Peer assessment: There is
opportunity for peer assessment after the group design exercise is submitted
and students participate in the panel discussion / presentation.
General Feedback: Students are
welcome to give informal or formal feedback collectively or independently
verbally during tutorials, emails or MyCourses.
Teacher/peer
assessment and general feedback is collected and used to develop both students
learning as well as the course itself by developing methods delivery,
assessment, feedback, lecturing, course work etc..
Independent
audit from experts: At the GALA event the state of the art / real life
ship design developed by the students is judged by a panel of experts. This
helps to audit learning and reward a best prize award to the best design group
(it is noted that this event takes place in parallel to MEC-E2007).
Workload (valid 01.08.2018-31.07.2020):
Contact hours 40 hours
Independent work 95 hours
In total 135 hours (5 cr. = 135 hours)
Details on calculating the workload (applies in this implementation):
Overall the amount of work for a students is 135 hrs (= 5CR under the
ECTS system) and for the teacher(s) 135 hrs. Students are expected to balance their time
as a group and independently and dedicate in
average 5 – 10 hrs of work in relation to every lecture (approx. 1hr for
preparation, 2.5 hrs for independent self-study and 3hrs for group work).
Additional time relates with final submission and preparation for exams. In
this way they learn of the value of individuality and teamwork. On the other
hand teachers amount of work is 138 hrs (130 hrs for professor and 8 hrs for
NAPA company demonstrators). This is considered healthy balance in terms of achieving
academic excellence.
Study Material (valid 01.08.2018-31.07.2020):
Lewis, E. V. Principles of Naval Architecture - Motions in waves and controllability, Vol. 3, Society of Naval Architects and Marine Engineers, Chapters 8 and 9
Lloyd, A.R.J.M, Seakeeping – Ship Behaviour in Rough Weather, John Wiley & Sons, Chapters 3-4, 8-14, 18-24
Rawson, K. J., Basic Ship Theory - Ship dynamics and design - ch.12 Seakeeping, Volume 2
Matusiak, J., Dynamics of a Rigid Ship, Aalto University
Bishop R. E. D. and Price W. G., Hydroelasticity of ships. Cambridge University Press, 1979.

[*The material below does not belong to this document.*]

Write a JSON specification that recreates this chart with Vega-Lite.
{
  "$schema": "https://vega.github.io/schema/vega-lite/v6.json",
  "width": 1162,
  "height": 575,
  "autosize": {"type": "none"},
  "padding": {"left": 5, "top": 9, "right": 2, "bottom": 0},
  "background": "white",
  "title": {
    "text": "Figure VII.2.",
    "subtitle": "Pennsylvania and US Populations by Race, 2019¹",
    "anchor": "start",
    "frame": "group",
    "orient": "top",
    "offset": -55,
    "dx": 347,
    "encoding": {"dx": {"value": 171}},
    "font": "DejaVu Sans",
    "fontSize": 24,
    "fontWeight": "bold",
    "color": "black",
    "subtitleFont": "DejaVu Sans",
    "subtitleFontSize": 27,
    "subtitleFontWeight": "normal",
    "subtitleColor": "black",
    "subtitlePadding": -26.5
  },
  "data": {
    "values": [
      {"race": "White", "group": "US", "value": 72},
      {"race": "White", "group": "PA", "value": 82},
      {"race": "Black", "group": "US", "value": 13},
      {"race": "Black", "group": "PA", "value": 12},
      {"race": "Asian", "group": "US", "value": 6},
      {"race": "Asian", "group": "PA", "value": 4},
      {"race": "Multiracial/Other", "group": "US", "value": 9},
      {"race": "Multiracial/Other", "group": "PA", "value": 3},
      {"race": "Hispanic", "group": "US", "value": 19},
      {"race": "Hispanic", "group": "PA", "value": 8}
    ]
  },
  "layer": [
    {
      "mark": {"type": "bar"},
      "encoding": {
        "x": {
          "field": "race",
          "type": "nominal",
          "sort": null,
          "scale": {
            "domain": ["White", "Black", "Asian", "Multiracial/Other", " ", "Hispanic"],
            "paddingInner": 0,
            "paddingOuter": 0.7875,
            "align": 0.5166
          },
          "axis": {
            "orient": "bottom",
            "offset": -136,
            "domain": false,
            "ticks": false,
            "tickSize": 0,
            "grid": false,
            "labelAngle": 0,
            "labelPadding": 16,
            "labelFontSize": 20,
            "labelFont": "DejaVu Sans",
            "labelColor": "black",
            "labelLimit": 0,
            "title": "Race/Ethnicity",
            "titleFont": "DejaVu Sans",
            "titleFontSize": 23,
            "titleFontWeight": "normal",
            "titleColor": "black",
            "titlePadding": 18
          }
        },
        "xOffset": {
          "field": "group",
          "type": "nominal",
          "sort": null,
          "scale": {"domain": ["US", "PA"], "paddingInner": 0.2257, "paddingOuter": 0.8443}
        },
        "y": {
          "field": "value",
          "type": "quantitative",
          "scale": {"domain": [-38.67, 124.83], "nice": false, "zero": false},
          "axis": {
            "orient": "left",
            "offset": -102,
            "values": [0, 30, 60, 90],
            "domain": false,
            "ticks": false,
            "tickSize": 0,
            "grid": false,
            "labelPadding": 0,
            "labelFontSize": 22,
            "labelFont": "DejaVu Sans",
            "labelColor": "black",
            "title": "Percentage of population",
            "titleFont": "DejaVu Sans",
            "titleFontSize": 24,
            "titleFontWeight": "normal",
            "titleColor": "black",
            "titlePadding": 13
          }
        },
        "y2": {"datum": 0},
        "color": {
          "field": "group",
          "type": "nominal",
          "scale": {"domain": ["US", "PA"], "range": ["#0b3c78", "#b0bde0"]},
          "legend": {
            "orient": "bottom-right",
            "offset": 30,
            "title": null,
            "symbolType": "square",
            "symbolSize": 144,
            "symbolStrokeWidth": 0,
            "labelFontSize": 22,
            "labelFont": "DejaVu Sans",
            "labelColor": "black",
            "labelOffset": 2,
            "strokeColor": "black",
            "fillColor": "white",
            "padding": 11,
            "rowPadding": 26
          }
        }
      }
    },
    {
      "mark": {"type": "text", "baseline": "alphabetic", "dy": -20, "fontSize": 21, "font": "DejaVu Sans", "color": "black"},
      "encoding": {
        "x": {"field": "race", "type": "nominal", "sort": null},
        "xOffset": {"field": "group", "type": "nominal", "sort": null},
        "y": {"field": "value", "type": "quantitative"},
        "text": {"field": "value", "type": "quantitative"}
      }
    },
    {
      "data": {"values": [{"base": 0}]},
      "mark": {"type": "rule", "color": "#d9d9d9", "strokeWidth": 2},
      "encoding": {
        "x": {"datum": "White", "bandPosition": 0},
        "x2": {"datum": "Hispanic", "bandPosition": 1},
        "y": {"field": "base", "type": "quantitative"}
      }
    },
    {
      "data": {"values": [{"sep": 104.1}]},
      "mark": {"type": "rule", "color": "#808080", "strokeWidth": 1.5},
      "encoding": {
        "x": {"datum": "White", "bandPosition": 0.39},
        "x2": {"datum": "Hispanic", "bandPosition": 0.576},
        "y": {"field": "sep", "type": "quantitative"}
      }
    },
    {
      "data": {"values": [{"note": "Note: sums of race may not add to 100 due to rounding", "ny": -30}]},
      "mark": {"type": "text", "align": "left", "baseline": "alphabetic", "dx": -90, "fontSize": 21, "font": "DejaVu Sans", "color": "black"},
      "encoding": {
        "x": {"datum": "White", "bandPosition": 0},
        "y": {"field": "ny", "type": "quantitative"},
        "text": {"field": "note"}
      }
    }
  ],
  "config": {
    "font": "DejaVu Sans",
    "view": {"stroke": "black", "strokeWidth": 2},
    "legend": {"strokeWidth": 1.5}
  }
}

Details on the course materials (applies in this implementation):
My courses work space includes information on presentations, scientific papers, NAPA tutorials etc. Key text books for this course are:
Lewis, E. V. Principles of Naval Architecture - Motions in waves and controllability, Vol. 3, Society of Naval Architects and Marine Engineers (USA), Chapters 8 & 9, ISBN-13: 978-0939773022.
Lloyd, A.R.J.M, Seakeeping – Ship Behavior in Rough Weather, John Wiley & Sons, Chapters 3-4 / 8-14 / 18-24, ISBN-13: 978-0953263400.
Rawson, K. J., Basic Ship Theory - Ship dynamics and design - ch.12 Seakeeping, Volume 2, ISBN 9780750653978.
Matusiak, J., Dynamics of a Rigid Ship, Aalto University Aalto University publication series on Science and Technology; 2/2017, ISBN 978-952-60-7262-3.
Bishop R. E. D. and Price W. G., Hydroelasticity of ships. Cambridge University Press, 1979, ISBN 9780521017800.
Substitutes for Courses (valid 01.08.2018-31.07.2020):
Kul-24.4140 Ship Dynamics
Prerequisites (valid 01.08.2018-31.07.2020):
Basics of physics; recommended to attend MEC-E1004 Principles of Naval Architecture – course or equivalent
Grading Scale (valid 01.08.2018-31.07.2020):
0-5
Registration for Courses (valid 01.08.2018-31.07.2020):
WebOodi
Details on the schedule (applies in this implementation):
Please refer to Welcome screen of the course